Возможно, она и об этом подумала, посчитала, что так будет легче, но не легче.
Мне очень страшно, и я не знаю, что делать.
Это вообще была какая-то прошлая жизнь. Жизнь, которую кто-то уже прожил, а я, посмотрев, даже не успела запомнить лица главных героев, и теперь меня просят пересказать диалог из третьей части, и никого нет перед тобой, некому тыкать в спину и спрашивать громким шепотом подсказки. Вообще никого нет. Какой я была тогда и какой была тогда она? Понимала ли она, что я еще сильно изменюсь? Как она воспринимала меня? Как она вообще воспринимала окружающую реальность? Я мало чем интересовалась тогда, а теперь я выросла, и у меня много вопросов, на которые мне больше никто не ответит. Есть человек, но нет никаких прямых ответов, нет подсказок, нет слов, нет действий вместо слов, человек есть, а ничего больше нету.

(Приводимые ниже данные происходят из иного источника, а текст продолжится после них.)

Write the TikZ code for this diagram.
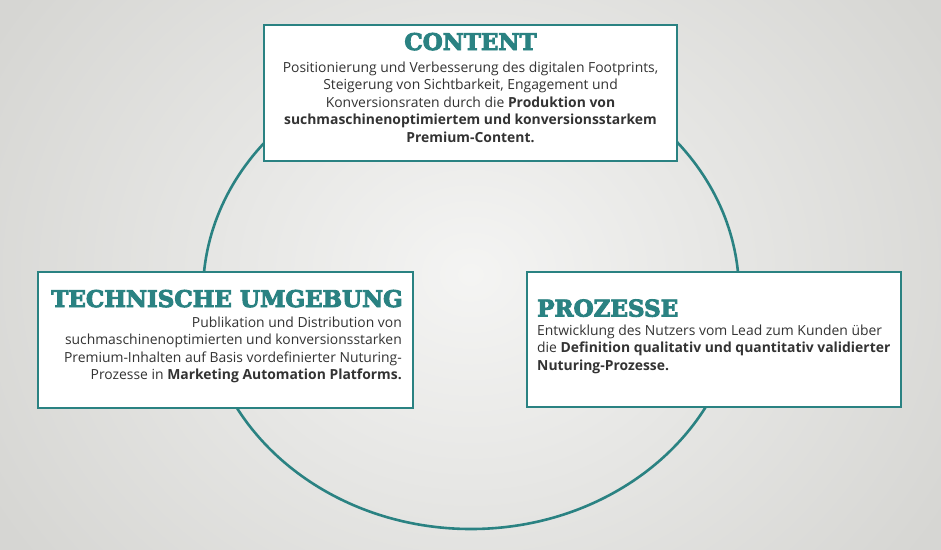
\documentclass[tikz,border=0pt]{standalone}
\usepackage{fontspec}
\setmainfont{Open Sans}
\newfontfamily\titlefont{DejaVu Serif Bold}[FakeBold=4]
\definecolor{tealc}{HTML}{2A8282}
\definecolor{bgc}{HTML}{EDEDEB}
\definecolor{bgdark}{HTML}{D6D6D3}
\definecolor{txtc}{HTML}{333333}
\newcommand{\mylines}[2]{\begin{tabular}[t]{@{}#1@{}}#2\end{tabular}}
\tikzset{
  box/.style={draw=tealc, line width=2pt, fill=white, inner sep=0pt},
  ttl/.style={font=\titlefont\fontsize{23}{26}\selectfont, text=tealc, inner sep=0pt},
  bodytxt/.style={font=\fontsize{13.9}{17.5}\selectfont, text=txtc, inner sep=0pt},
}
\begin{document}
\begin{tikzpicture}[x=1pt,y=-1pt]
\useasboundingbox (0,0) rectangle (941,549);
\shade[inner color=bgc!60!white, outer color=bgdark] (-80,-200) rectangle (1021,749);
\draw[tealc, line width=2.6pt] (471,293) ellipse [x radius=268, y radius=236];
% boxes
\node[box, minimum width=413pt, minimum height=136pt] (contentbox) at (470.5,93) {};
\node[box, minimum width=375pt, minimum height=136pt] (techbox) at (225.5,340) {};
\node[box, minimum width=374pt, minimum height=135pt] (prozbox) at (714,339.5) {};
% content
\node[ttl, anchor=base] (ctitle) at (470.5,50) {CONTENT};
\node[bodytxt, anchor=base] (cbody) at (470.5,72) {\mylines{c}{Positionierung und Verbesserung des digitalen Footprints,\\
Steigerung von Sichtbarkeit, Engagement und\\
Konversionsraten durch die \textbf{Produktion von}\\
\textbf{suchmaschinenoptimiertem und konversionsstarkem}\\
\textbf{Premium-Content.}}};
% technische umgebung
\node[ttl, anchor=base east] (ttitle) at (403,307) {TECHNISCHE UMGEBUNG};
\node[bodytxt, anchor=base east] (tbody) at (402,327) {\mylines{r}{Publikation und Distribution von\\
suchmaschinenoptimierten und konversionsstarken\\
Premium-Inhalten auf Basis vordefinierter Nuturing-\\
Prozesse in \textbf{Marketing Automation Platforms.}}};
% prozesse
\node[ttl, anchor=base west] (ptitle) at (537,316.5) {PROZESSE};
\node[bodytxt, anchor=base west] (pbody) at (537,335) {\mylines{l}{Entwicklung des Nutzers vom Lead zum Kunden über\\
die \textbf{Definition qualitativ und quantitativ validierter}\\
\textbf{Nuturing-Prozesse.}}};
\end{tikzpicture}
\end{document}
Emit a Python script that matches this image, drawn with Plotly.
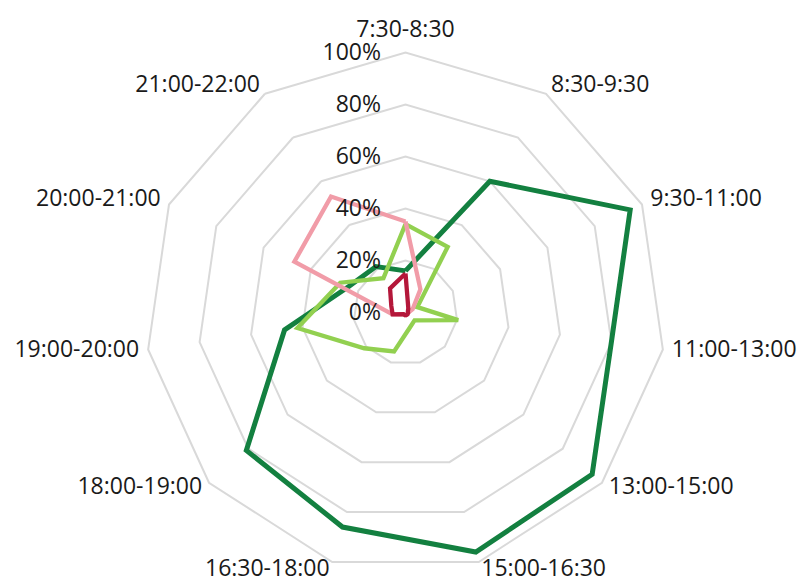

Прочерки в каждой строчке и ни капли надежды.
Болит голова. Она ест сладкий или соленый поп-корн? Собирает автобусные билетики или только таблички? Любит рыбу? Когда первый раз прогуляла школу? Хороший ли в Бауманке буфет? Наверное, она бы тоже смотрела «Хауса», и мы бы часами его обсуждали. Что она думала о Ёбурге, о нас, насколько она действительно была цинична и что причиняло ей боль? Какие подарки она любит? Я даже не помню, что дарила ей на дни рождения, да и дарила ли что-то. Какие у нее любимые места в Москве. Оливки или маслины. Читала ди она «Идиота». Нет, это точно другая жизнь, в той жизни еще нет икеи, нет суши-баров, нет кофе дороже ста пятидесяти рублей, нет стыда, турникетов в автобусе, собственных ключей от дома, Москва всё еще представляется мне какими-то кусками по знакомым станциям метро, нет платьев и юбок, вместо них черные джинсы в любое время года. А тогда это казалось таким реальным, мне ведь правда казалось, что так будет всегда. (Так ведь всегда будет? Ты будешь меня любить.)